Growing up, the Chahine home was as cosmopolitan as the city in which it rested, with some five languages spoken – although as Chahine later joked, as with other Alexandrines, he failed to master any of them completely.
Inspired by both Alexandria and Cairo, the twin metropolises would later feature substantially in the director’s work, as Film Comment noted:
The introvert is often associated with Cairo, with its narrow streets and cramped dwellings – while the extrovert is associated with Alexandria. . . . [which] remains the golden city of Chahine’s work, a cosmopolitan Utopia where Europe and Africa peacefully coexist, where Christians (Chahine’s family was Roman Catholic), Jews, and Muslims could once live together, providing a model for a now lost Middle Eastern harmony. The image of the port, open to the world, becomes an image of acceptance and synthesis.
After spending a year at Alexandria University, Chahine convinced his parents to let him visit Hollywood to study acting.
Between 1946 and 1948 he studied at the Pasadena Playhouse outside Los Angeles, and on his return to Egypt, he began apprentice work with the Italian documentary film-maker, Gianni Vernuccio, and Alvisi Orfanelli.

Already resident in the movie hub of the Middle East that had annually produced films since the 1930s, Chahine commenced his first film, Baba Amine (Father Amine) in 1950.
Nevertheless, it was his second film, Ibn el-Nil ابن النيل, (The Nile’s Son) that catapulted him to success as the movie’s début at the 1951 Venice Film Festival drew more crowds than anticipated due to a sudden storm.
As the festival goers thronged into his showing to escape the rain, so too did they expose themselves to a cinematic revelation, thereby sealing the fate of Chahine’s reputation in the movie industry.
With a directing career spanning 58 years, it is indubitable that Chahine’s work has challenged as many boundaries as it has garnered awards.
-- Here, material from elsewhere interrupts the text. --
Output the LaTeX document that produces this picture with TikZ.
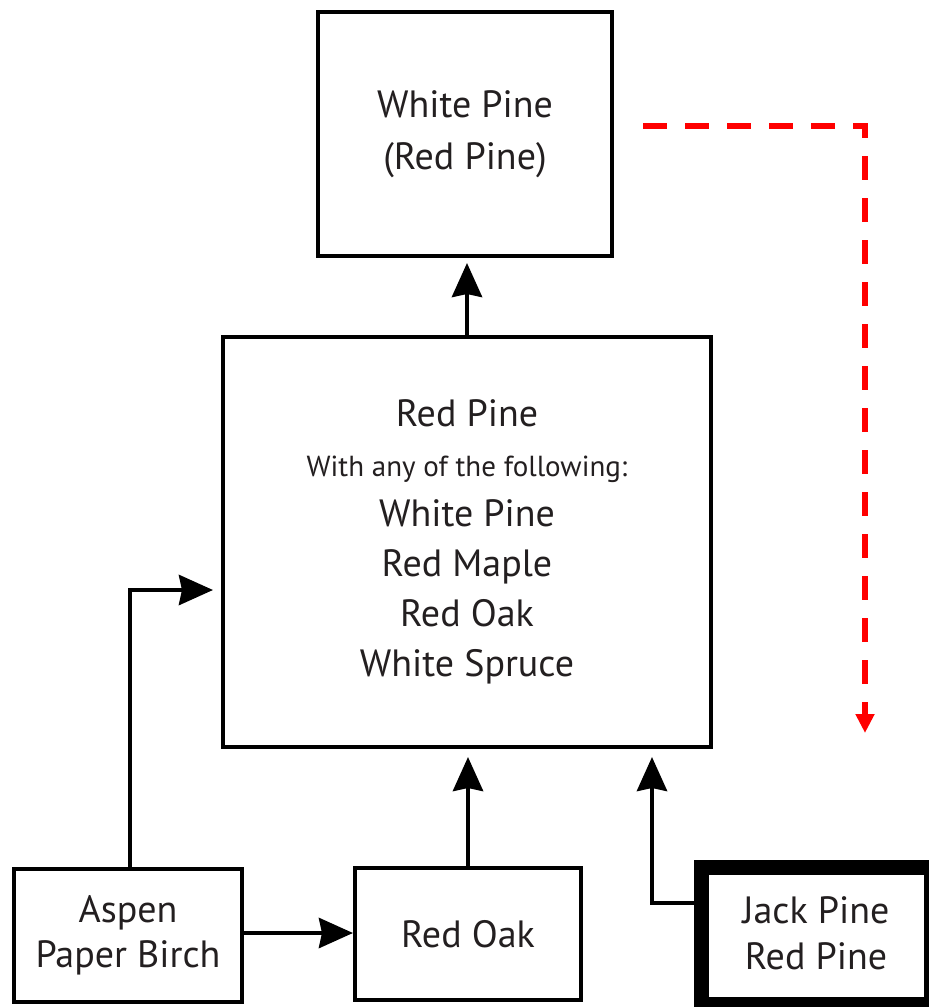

In his endeavour to recapture and defend the spirit of multicultural tolerance against the forces he saw undermining it — fundamentalism, dictatorship and imperialism – he also raised controversy.
In 1958, Bab El Hadid باب الحديد (Cairo Station), while a classic of Egyptian cinema, shocked viewers both by the sympathy with which a “fallen woman” is depicted and by the violence with which she’s killed.
Al Asfour العصفور, (The Sparrow), in 1973, attacked Egyptian corruption and blamed it for the defeat in the Six Day War.
And finally, in 1994, a fundamentalist lawyer succeeded in getting a court to ban his film Al Mohager المهاجر, (The Emigrant) because its plot was based on the story of Joseph, found in the Bible and Quran.
Chahine was also a ground-breaker, as the first director to introduce art films to the Arab world, spawning the genre of “Chahinian” film, marked by his ability to render the plot not the main factor of success, but rather the mise en scène and the bizarre shocking reactions of all the different characters.
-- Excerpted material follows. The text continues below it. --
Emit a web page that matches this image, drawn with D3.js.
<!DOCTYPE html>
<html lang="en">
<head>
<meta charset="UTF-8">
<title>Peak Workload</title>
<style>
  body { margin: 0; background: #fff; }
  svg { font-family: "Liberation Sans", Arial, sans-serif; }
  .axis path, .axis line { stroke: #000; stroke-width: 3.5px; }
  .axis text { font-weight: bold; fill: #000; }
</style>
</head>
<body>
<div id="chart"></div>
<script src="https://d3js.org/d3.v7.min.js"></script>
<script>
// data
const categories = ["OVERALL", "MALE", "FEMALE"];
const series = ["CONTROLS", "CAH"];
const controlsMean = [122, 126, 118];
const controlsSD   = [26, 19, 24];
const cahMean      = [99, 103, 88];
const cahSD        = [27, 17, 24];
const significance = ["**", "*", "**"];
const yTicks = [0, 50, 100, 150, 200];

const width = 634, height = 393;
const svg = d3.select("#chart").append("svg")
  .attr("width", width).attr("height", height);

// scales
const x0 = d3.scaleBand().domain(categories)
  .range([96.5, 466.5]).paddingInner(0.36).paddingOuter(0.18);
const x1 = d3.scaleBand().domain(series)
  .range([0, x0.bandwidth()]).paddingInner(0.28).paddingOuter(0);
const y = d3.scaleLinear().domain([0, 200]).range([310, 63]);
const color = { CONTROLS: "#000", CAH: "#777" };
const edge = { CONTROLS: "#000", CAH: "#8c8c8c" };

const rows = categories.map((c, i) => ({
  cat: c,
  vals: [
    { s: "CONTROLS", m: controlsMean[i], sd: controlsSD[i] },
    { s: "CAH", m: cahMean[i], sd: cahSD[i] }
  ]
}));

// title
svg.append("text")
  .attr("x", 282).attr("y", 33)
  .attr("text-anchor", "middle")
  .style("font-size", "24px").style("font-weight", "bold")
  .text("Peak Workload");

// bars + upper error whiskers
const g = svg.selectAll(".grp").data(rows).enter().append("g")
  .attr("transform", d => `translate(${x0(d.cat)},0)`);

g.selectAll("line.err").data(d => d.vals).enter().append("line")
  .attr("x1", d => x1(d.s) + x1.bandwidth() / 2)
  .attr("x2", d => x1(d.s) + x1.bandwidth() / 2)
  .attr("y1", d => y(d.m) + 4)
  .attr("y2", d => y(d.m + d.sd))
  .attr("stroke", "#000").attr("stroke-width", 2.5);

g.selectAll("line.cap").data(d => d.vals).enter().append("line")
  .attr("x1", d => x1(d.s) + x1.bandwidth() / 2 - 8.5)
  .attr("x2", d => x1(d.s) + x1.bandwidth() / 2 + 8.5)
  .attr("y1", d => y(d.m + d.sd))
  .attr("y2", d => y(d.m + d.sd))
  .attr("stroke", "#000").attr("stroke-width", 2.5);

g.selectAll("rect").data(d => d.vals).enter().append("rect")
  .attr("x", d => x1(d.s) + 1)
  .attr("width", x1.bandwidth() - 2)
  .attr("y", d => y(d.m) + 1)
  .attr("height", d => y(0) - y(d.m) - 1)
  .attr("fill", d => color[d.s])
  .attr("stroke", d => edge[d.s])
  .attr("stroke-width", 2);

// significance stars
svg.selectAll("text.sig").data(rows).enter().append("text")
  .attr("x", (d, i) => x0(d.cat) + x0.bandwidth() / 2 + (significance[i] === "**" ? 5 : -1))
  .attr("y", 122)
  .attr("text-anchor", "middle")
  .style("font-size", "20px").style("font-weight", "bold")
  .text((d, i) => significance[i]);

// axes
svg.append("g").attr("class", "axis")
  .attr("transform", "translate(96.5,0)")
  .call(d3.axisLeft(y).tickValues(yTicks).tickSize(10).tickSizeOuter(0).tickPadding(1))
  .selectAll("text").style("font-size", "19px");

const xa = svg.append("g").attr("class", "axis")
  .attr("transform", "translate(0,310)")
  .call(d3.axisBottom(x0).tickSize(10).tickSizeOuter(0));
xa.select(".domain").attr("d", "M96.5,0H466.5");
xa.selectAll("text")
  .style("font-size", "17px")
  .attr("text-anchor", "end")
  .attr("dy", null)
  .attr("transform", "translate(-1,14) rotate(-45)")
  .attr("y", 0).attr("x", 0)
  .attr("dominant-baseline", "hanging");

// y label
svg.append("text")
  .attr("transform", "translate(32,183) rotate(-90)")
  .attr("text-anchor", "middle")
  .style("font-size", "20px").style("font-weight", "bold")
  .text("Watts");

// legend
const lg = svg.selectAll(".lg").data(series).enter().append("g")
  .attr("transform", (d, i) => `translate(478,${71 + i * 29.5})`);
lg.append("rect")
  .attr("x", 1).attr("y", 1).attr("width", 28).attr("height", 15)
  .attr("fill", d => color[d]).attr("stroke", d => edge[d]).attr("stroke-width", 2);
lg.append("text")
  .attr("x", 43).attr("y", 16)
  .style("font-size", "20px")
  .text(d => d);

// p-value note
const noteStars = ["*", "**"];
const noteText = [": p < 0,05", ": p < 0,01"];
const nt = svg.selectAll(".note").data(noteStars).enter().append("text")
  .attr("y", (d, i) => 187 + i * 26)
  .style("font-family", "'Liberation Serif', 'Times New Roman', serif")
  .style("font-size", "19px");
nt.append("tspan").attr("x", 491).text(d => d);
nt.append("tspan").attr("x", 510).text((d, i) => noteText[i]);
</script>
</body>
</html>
During the late 1970s and 1980s, Chahine pursued an autobiographical style, recounting his childhood and American experiences through the Alexandria Trilogy: Iskanderiya…Lih? اسكندريه ليه, (Alexandria, Why?) in 1979, Hadduta Misriya مصريه, (An Egyptian Story) in 1982, and Iskanderiya Kaman w Kaman اسكندريه كمان وكمان, (Alexandria Again and Forever) in 1989.
The first of the trilogy, Iskanderiya…Lih? shattered cinematic taboos through the tales of two love affairs — one homosexual between an Egyptian man and a British solider, the other between a Muslim man and a Jewish woman.
Chahine’s swansong, released this year, Heya Fawda (This is Chaos / Le Chaos) is co-directed with his protege Khaled Youssef, and provides a sharp criticism of the Egyptian government’s crackdown on democracy activists, depicting a corrupt police officer who takes bribes and tortures his detainees.

To the end, Chahine shirked the fear that constrained many Arab film-makers, and established himself at the forefront of the art genre.
The film industry has today lost a pioneer, but through his works, he has enabled other, new film-makers to venture in new directions.